A queue starts to build up at the counter but nobody is backing down. After a good four minutes, the chef cracks and has to blink. I laugh and he goes berserk. He actually tries to jump over the counter to attack me. I guess that it all got too much for him. This probably wasn't how he saw his life panning out when he left his little fishing village in search of the good life. A couple of fellow staff members pull him back and he is taken into a back area to chill out. The battle of the Mauritius Sushi Counter was won by... yours truly, and I really felt that you should know about it.

Meanwhile, Victoria had decided that we should both learn to scuba-dive, as we were getting a bit bored lying around doing nothing. We had a couple of lessons in the pool and then had to spend two days in a classroom, which wasn't exactly my idea of fun. I bought this top-of-the-range dive watch in the scuba place and it does everything we are being taught for us. This is lucky, as I didn't have a clue what the instructor guy was on about most of the time.

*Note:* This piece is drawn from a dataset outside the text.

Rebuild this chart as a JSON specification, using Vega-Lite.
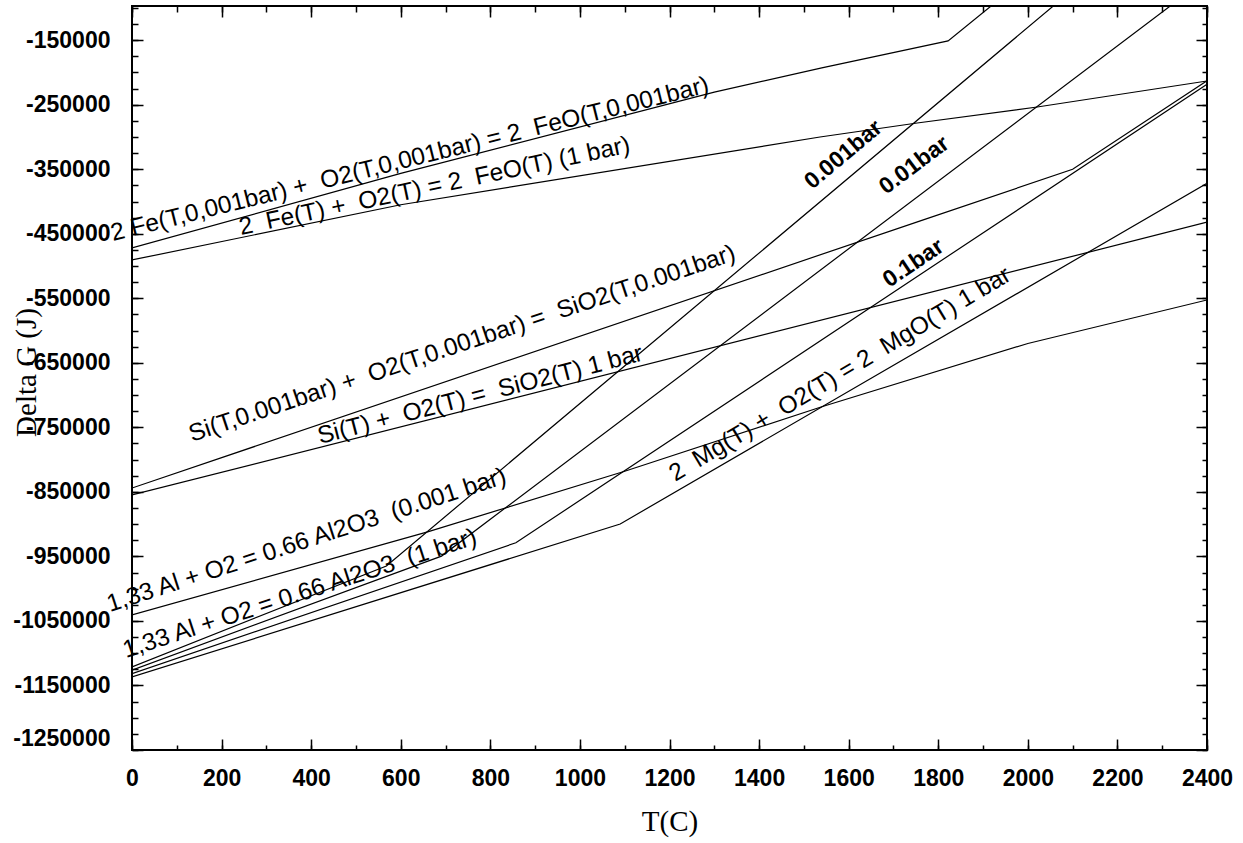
{
  "$schema": "https://vega.github.io/schema/vega-lite/v6.json",
  "width": 1075,
  "height": 744,
  "autosize": {"type": "none"},
  "padding": {"left": 132, "top": 6, "right": 36, "bottom": 93},
  "background": "white",
  "config": {"view": {"stroke": "black", "strokeWidth": 2}, "axis": {"grid": false}},
  "resolve": {"axis": {"x": "independent", "y": "independent"}},
  "layer": [
    {
      "data": {"values": [
        {"series": "Fe 0.001 bar", "T": 0, "G": -472000},
        {"series": "Fe 0.001 bar", "T": 600, "G": -356500},
        {"series": "Fe 0.001 bar", "T": 1300, "G": -230500},
        {"series": "Fe 0.001 bar", "T": 1540, "G": -193000},
        {"series": "Fe 0.001 bar", "T": 1822, "G": -151000},
        {"series": "Fe 0.001 bar", "T": 1950, "G": -79000},
        {"series": "Fe 1 bar", "T": 0, "G": -490600},
        {"series": "Fe 1 bar", "T": 600, "G": -405000},
        {"series": "Fe 1 bar", "T": 1536, "G": -300000},
        {"series": "Fe 1 bar", "T": 1753, "G": -278300},
        {"series": "Fe 1 bar", "T": 2021, "G": -253500},
        {"series": "Fe 1 bar", "T": 2400, "G": -213200},
        {"series": "Si 0.001 bar", "T": 0, "G": -844000},
        {"series": "Si 0.001 bar", "T": 1760, "G": -430000},
        {"series": "Si 0.001 bar", "T": 2100, "G": -350000},
        {"series": "Si 0.001 bar", "T": 2400, "G": -213000},
        {"series": "Si 1 bar", "T": 0, "G": -854800},
        {"series": "Si 1 bar", "T": 2400, "G": -432000},
        {"series": "Al", "T": 0, "G": -1040500},
        {"series": "Al", "T": 660, "G": -912000},
        {"series": "Al", "T": 1100, "G": -818000},
        {"series": "Al", "T": 1540, "G": -718000},
        {"series": "Al", "T": 2000, "G": -620000},
        {"series": "Al", "T": 2400, "G": -552600},
        {"series": "Mg 1 bar", "T": 0, "G": -1136800},
        {"series": "Mg 1 bar", "T": 1090, "G": -899700},
        {"series": "Mg 1 bar", "T": 2400, "G": -371800},
        {"series": "Mg 0.1 bar", "T": 0, "G": -1131600},
        {"series": "Mg 0.1 bar", "T": 857, "G": -928900},
        {"series": "Mg 0.1 bar", "T": 2400, "G": -218300},
        {"series": "Mg 0.01 bar", "T": 0, "G": -1126300},
        {"series": "Mg 0.01 bar", "T": 691, "G": -949500},
        {"series": "Mg 0.01 bar", "T": 2400, "G": -54000},
        {"series": "Mg 0.001 bar", "T": 0, "G": -1121100},
        {"series": "Mg 0.001 bar", "T": 568, "G": -964800},
        {"series": "Mg 0.001 bar", "T": 2400, "G": 103000}
      ]},
      "mark": {"type": "line", "color": "black", "strokeWidth": 1.2, "clip": true},
      "encoding": {
        "x": {"field": "T", "type": "quantitative",
          "scale": {"domain": [0, 2400], "nice": false, "zero": false},
          "axis": {"orient": "bottom", "values": [0, 200, 400, 600, 800, 1000, 1200, 1400, 1600, 1800, 2000, 2200, 2400],
            "labelExpr": "'' + datum.value", "ticks": false, "domain": false, "grid": false,
            "labelFont": "Liberation Sans", "labelFontSize": 23, "labelFontWeight": "bold", "labelColor": "black",
            "labelPadding": 17, "labelFlush": false, "labelOverlap": false,
            "title": "T(C)", "titleFont": "Liberation Serif", "titleFontSize": 29, "titleFontWeight": "normal",
            "titleColor": "black", "titleY": 80, "titleBaseline": "alphabetic"}},
        "y": {"field": "G", "type": "quantitative",
          "scale": {"domain": [-1250000, -97000], "nice": false, "zero": false},
          "axis": {"orient": "left", "values": [-1250000, -1150000, -1050000, -950000, -850000, -750000, -650000, -550000, -450000, -350000, -250000, -150000],
            "labelExpr": "'' + datum.value", "ticks": false, "domain": false, "grid": false,
            "labelFont": "Liberation Sans", "labelFontSize": 23, "labelFontWeight": "bold", "labelColor": "black",
            "labelPadding": 22, "labelFlush": true, "labelOverlap": false,
            "title": "Delta G (J)", "titleFont": "Liberation Serif", "titleFontSize": 29, "titleFontWeight": "normal",
            "titleColor": "black", "titleX": -97, "titleY": 366, "titleAngle": -90, "titleBaseline": "alphabetic", "titleAlign": "center"}},
        "detail": {"field": "series", "type": "nominal"}
      }
    },
    {
      "data": {"values": [{"T": -42.4, "G": -461200, "label": "2 Fe(T,0,001bar) +\u00a0 O2(T,0,001bar) = 2\u00a0 FeO(T,0,001bar)"}]},
      "mark": {"type": "text", "align": "left", "baseline": "alphabetic", "angle": -14, "font": "Liberation Sans", "fontSize": 24.5, "color": "black"},
      "encoding": {
        "x": {"field": "T", "type": "quantitative", "scale": {"domain": [0, 2400], "nice": false, "zero": false},
          "axis": {"orient": "bottom", "values": [0, 200, 400, 600, 800, 1000, 1200, 1400, 1600, 1800, 2000, 2200, 2400],
            "labels": false, "domain": false, "grid": false, "title": null, "ticks": true, "tickColor": "black", "tickWidth": 1.5,
            "tickSize": 11, "offset": -11}},
        "y": {"field": "G", "type": "quantitative", "scale": {"domain": [-1250000, -97000], "nice": false, "zero": false},
          "axis": {"orient": "left", "values": [-1250000, -1150000, -1050000, -950000, -850000, -750000, -650000, -550000, -450000, -350000, -250000, -150000],
            "labels": false, "domain": false, "grid": false, "title": null, "ticks": true, "tickColor": "black", "tickWidth": 1.5,
            "tickSize": 11, "offset": -11}},
        "text": {"field": "label", "type": "nominal"}
      }
    },
    {
      "data": {"values": [{"T": 243.4, "G": -451900, "label": "2\u00a0 Fe(T) +\u00a0 O2(T) = 2\u00a0 FeO(T) (1 bar)"}]},
      "mark": {"type": "text", "align": "left", "baseline": "alphabetic", "angle": -12, "font": "Liberation Sans", "fontSize": 24.5, "color": "black"},
      "encoding": {
        "x": {"field": "T", "type": "quantitative", "scale": {"domain": [0, 2400], "nice": false, "zero": false},
          "axis": {"orient": "bottom", "values": [0, 100, 200, 300, 400, 500, 600, 700, 800, 900, 1000, 1100, 1200, 1300, 1400, 1500, 1600, 1700, 1800, 1900, 2000, 2100, 2200, 2300, 2400],
            "labels": false, "domain": false, "grid": false, "title": null, "ticks": true, "tickColor": "black", "tickWidth": 1.5,
            "tickSize": 5, "offset": -5}},
        "y": {"field": "G", "type": "quantitative", "scale": {"domain": [-1250000, -97000], "nice": false, "zero": false},
          "axis": {"orient": "left", "values": [-1250000, -1225000, -1200000, -1175000, -1150000, -1125000, -1100000, -1075000, -1050000, -1025000, -1000000, -975000, -950000, -925000, -900000, -875000, -850000, -825000, -800000, -775000, -750000, -725000, -700000, -675000, -650000, -625000, -600000, -575000, -550000, -525000, -500000, -475000, -450000, -425000, -400000, -375000, -350000, -325000, -300000, -275000, -250000, -225000, -200000, -175000, -150000, -125000, -100000],
            "labels": false, "domain": false, "grid": false, "title": null, "ticks": true, "tickColor": "black", "tickWidth": 1.5,
            "tickSize": 6, "offset": -6}},
        "text": {"field": "label", "type": "nominal"}
      }
    },
    {
      "data": {"values": [{"T": 134, "G": -772700, "label": "Si(T,0.001bar) +\u00a0 O2(T,0.001bar) =\u00a0 SiO2(T,0.001bar)"}]},
      "mark": {"type": "text", "align": "left", "baseline": "alphabetic", "angle": -18.5, "font": "Liberation Sans", "fontSize": 24.5, "color": "black"},
      "encoding": {
        "x": {"field": "T", "type": "quantitative", "scale": {"domain": [0, 2400], "nice": false, "zero": false},
          "axis": {"orient": "top", "values": [0, 200, 400, 600, 800, 1000, 1200, 1400, 1600, 1800, 2000, 2200, 2400],
            "labels": false, "domain": false, "grid": false, "title": null, "ticks": true, "tickColor": "black", "tickWidth": 1.5,
            "tickSize": 11, "offset": -11}},
        "y": {"field": "G", "type": "quantitative", "scale": {"domain": [-1250000, -97000], "nice": false, "zero": false},
          "axis": {"orient": "right", "values": [-1250000, -1150000, -1050000, -950000, -850000, -750000, -650000, -550000, -450000, -350000, -250000, -150000],
            "labels": false, "domain": false, "grid": false, "title": null, "ticks": true, "tickColor": "black", "tickWidth": 1.5,
            "tickSize": 11, "offset": -11}},
        "text": {"field": "label", "type": "nominal"}
      }
    },
    {
      "data": {"values": [{"T": 419.8, "G": -775800, "label": "Si(T) +\u00a0 O2(T) =\u00a0 SiO2(T) 1 bar"}]},
      "mark": {"type": "text", "align": "left", "baseline": "alphabetic", "angle": -14.5, "font": "Liberation Sans", "fontSize": 24.5, "color": "black"},
      "encoding": {
        "x": {"field": "T", "type": "quantitative", "scale": {"domain": [0, 2400], "nice": false, "zero": false},
          "axis": {"orient": "top", "values": [0, 100, 200, 300, 400, 500, 600, 700, 800, 900, 1000, 1100, 1200, 1300, 1400, 1500, 1600, 1700, 1800, 1900, 2000, 2100, 2200, 2300, 2400],
            "labels": false, "domain": false, "grid": false, "title": null, "ticks": true, "tickColor": "black", "tickWidth": 1.5,
            "tickSize": 6, "offset": -6}},
        "y": {"field": "G", "type": "quantitative", "scale": {"domain": [-1250000, -97000], "nice": false, "zero": false},
          "axis": {"orient": "right", "values": [-1250000, -1225000, -1200000, -1175000, -1150000, -1125000, -1100000, -1075000, -1050000, -1025000, -1000000, -975000, -950000, -925000, -900000, -875000, -850000, -825000, -800000, -775000, -750000, -725000, -700000, -675000, -650000, -625000, -600000, -575000, -550000, -525000, -500000, -475000, -450000, -425000, -400000, -375000, -350000, -325000, -300000, -275000, -250000, -225000, -200000, -175000, -150000, -125000, -100000],
            "labels": false, "domain": false, "grid": false, "title": null, "ticks": true, "tickColor": "black", "tickWidth": 1.5,
            "tickSize": 5, "offset": -5}},
        "text": {"field": "label", "type": "nominal"}
      }
    },
    {
      "data": {"values": [{"T": -49.1, "G": -1036100, "label": "1,33 Al + O2 = 0.66 Al2O3\u00a0 (0.001 bar)"}]},
      "mark": {"type": "text", "align": "left", "baseline": "alphabetic", "angle": -18, "font": "Liberation Sans", "fontSize": 24.5, "color": "black"},
      "encoding": {
        "x": {"field": "T", "type": "quantitative", "scale": {"domain": [0, 2400], "nice": false, "zero": false}, "axis": null},
        "y": {"field": "G", "type": "quantitative", "scale": {"domain": [-1250000, -97000], "nice": false, "zero": false}, "axis": null},
        "text": {"field": "label", "type": "nominal"}
      }
    },
    {
      "data": {"values": [{"T": -13.4, "G": -1107400, "label": "1,33 Al + O2 = 0.66 Al2O3\u00a0 (1 bar)"}]},
      "mark": {"type": "text", "align": "left", "baseline": "alphabetic", "angle": -18, "font": "Liberation Sans", "fontSize": 24.5, "color": "black"},
      "encoding": {
        "x": {"field": "T", "type": "quantitative", "scale": {"domain": [0, 2400], "nice": false, "zero": false}, "axis": null},
        "y": {"field": "G", "type": "quantitative", "scale": {"domain": [-1250000, -97000], "nice": false, "zero": false}, "axis": null},
        "text": {"field": "label", "type": "nominal"}
      }
    },
    {
      "data": {"values": [{"T": 1212.6, "G": -834600, "label": "2\u00a0 Mg(T) +\u00a0 O2(T) = 2\u00a0 MgO(T) 1 bar"}]},
      "mark": {"type": "text", "align": "left", "baseline": "alphabetic", "angle": -31, "font": "Liberation Sans", "fontSize": 24.5, "color": "black"},
      "encoding": {
        "x": {"field": "T", "type": "quantitative", "scale": {"domain": [0, 2400], "nice": false, "zero": false}, "axis": null},
        "y": {"field": "G", "type": "quantitative", "scale": {"domain": [-1250000, -97000], "nice": false, "zero": false}, "axis": null},
        "text": {"field": "label", "type": "nominal"}
      }
    },
    {
      "data": {"values": [{"T": 1518.5, "G": -382100, "label": "0.001bar"}]},
      "mark": {"type": "text", "align": "left", "baseline": "alphabetic", "angle": -40, "font": "Liberation Sans", "fontSize": 23, "fontWeight": "bold", "color": "black"},
      "encoding": {
        "x": {"field": "T", "type": "quantitative", "scale": {"domain": [0, 2400], "nice": false, "zero": false}, "axis": null},
        "y": {"field": "G", "type": "quantitative", "scale": {"domain": [-1250000, -97000], "nice": false, "zero": false}, "axis": null},
        "text": {"field": "label", "type": "nominal"}
      }
    },
    {
      "data": {"values": [{"T": 1683.8, "G": -389900, "label": "0.01bar"}]},
      "mark": {"type": "text", "align": "left", "baseline": "alphabetic", "angle": -37, "font": "Liberation Sans", "fontSize": 23, "fontWeight": "bold", "color": "black"},
      "encoding": {
        "x": {"field": "T", "type": "quantitative", "scale": {"domain": [0, 2400], "nice": false, "zero": false}, "axis": null},
        "y": {"field": "G", "type": "quantitative", "scale": {"domain": [-1250000, -97000], "nice": false, "zero": false}, "axis": null},
        "text": {"field": "label", "type": "nominal"}
      }
    },
    {
      "data": {"values": [{"T": 1690.5, "G": -534000, "label": "0.1bar"}]},
      "mark": {"type": "text", "align": "left", "baseline": "alphabetic", "angle": -34, "font": "Liberation Sans", "fontSize": 23, "fontWeight": "bold", "color": "black"},
      "encoding": {
        "x": {"field": "T", "type": "quantitative", "scale": {"domain": [0, 2400], "nice": false, "zero": false}, "axis": null},
        "y": {"field": "G", "type": "quantitative", "scale": {"domain": [-1250000, -97000], "nice": false, "zero": false}, "axis": null},
        "text": {"field": "label", "type": "nominal"}
      }
    }
  ]
}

It's a typical situation where deadbeat hippies give themselves a supposedly important job when technology has already rendered them pointless. Anyway, we finally get out in the boat and head off for our first proper dive. We have to go out of the lagoon because the local fishermen have been very keen on dynamite fishing and there is nothing but dead coral to see.

We cruise over the reef, and we all get in the water. The hippie instructor gives us the signal to go down and we let the air out of our jackets. I start to descend and get ready to equalise – this stops your ears exploding with the pressure. I get down to about 10 metres and I take a big breath and... nothing... there's no air and I panic, big time. I shoot straight back up towards the surface, forgetting everything that they taught me about controlled ascents and all that shit.

I burst up and take a huge gulp of air but then start to feel really weird straight away. I'm dragged on to the boat by the local dive assistant moron, who, it turns out later, forgot to turn my tank on. The hippie instructor surfaces and starts going on about how he's worried I have "the bends" because I came up too fast.

I try to explain that I prefer to come up too fast than die, but I'm finding it hard to talk. They gun the boat back to shore and I'm then shoved into a local taxi with a guy who drives like an idiot for half an hour until we get to the place where they have a decompression chamber. I'm put into what is essentially a vacuum and have to stay in it for six hours.

Victoria comes to visit after her dive – she peers through the thick glass in the door as though she's at the zoo looking at some weird species of pink chimp. She's laughing her head off and I flick her a V-sign. I want to come home. I'm bored of my honeymoon. I need a night at The Electric. Cooper Out.